Diese Empfehlungen gelten für PV-Anlagen, die auch nach starken Schneefällen möglichst bald wieder Energie produzieren sollen. Wenn dagegen nach solchen Schneefällen während einer gewissen Zeit eine Schneebedeckung ohne Energieproduktion zulässig ist, muss zur Realisierung einer möglichst grossen Flächenausnützung nur auf genügende mechanische Tragfähigkeit für die Schneelast geachtet werden.
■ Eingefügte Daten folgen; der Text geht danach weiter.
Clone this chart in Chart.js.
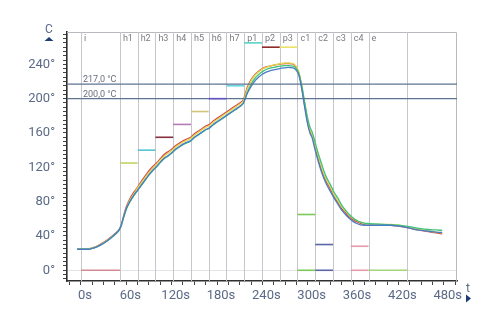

Wodurch unterscheiden sich die Forschungsschwerpunkte Ihrer Nachfolger an der Berner Fachhochschule von denen, die bei Ihnen aktuell waren?
Nach meiner Emeritierung wurden weitere interessante Themen von meinem Nachfolger erkannt und bearbeitet: Beispielsweise Elektrolumineszenz-Aufnahmen von ganzen Modulen zur Fehlersuche oder potenzialinduzierte Degradation bei hohen DC-Spannungen, Untersuchungen ganzer Solargeneratoren mit Luftaufnahmen durch Drohnen sowie Modultests nach internationalen Normen. Nach der Katastrophe von Fukushima und dem Beschluss, aus der Kernkraft auszusteigen, wurden die benötigten Testgeräte billiger und es standen mehr Geld und mehr Projekte zu ihrer Finanzierung zur Verfügung. Zudem wurde das bereits gut ausgerüstete Wechselrichter-Testlabor auch für Tests an Wechselrichtern mit Batteriespeichern weiter ausgebaut und zertifiziert.
Mein erster Nachfolger befasste sich auch seit mehreren Jahrzehnten intensiv mit Elektrofahrzeugen und ihrer Integration ins Stromnetz. Es ist anzunehmen, dass der neue Leiter des PV-Labors auch weiterhin Tests an Wechselrichtern (mit Akkus als integriertem Kurzzeitspeicher und ohne Akkus) durchführen wird. Aufgrund seiner bisherigen Erfahrung wird er sich auch mit der Integration von PV in die Gebäudetechnik und in Stromnetze mit vielen PV-Anlagen und den dabei auftretenden Problemen befassen.
Zur Person
Prof. em. Dr. Heinrich Häberlin, Gründer und ehemaliger Leiter des PV-Labors an der Berner Fachhochschule in Burgdorf.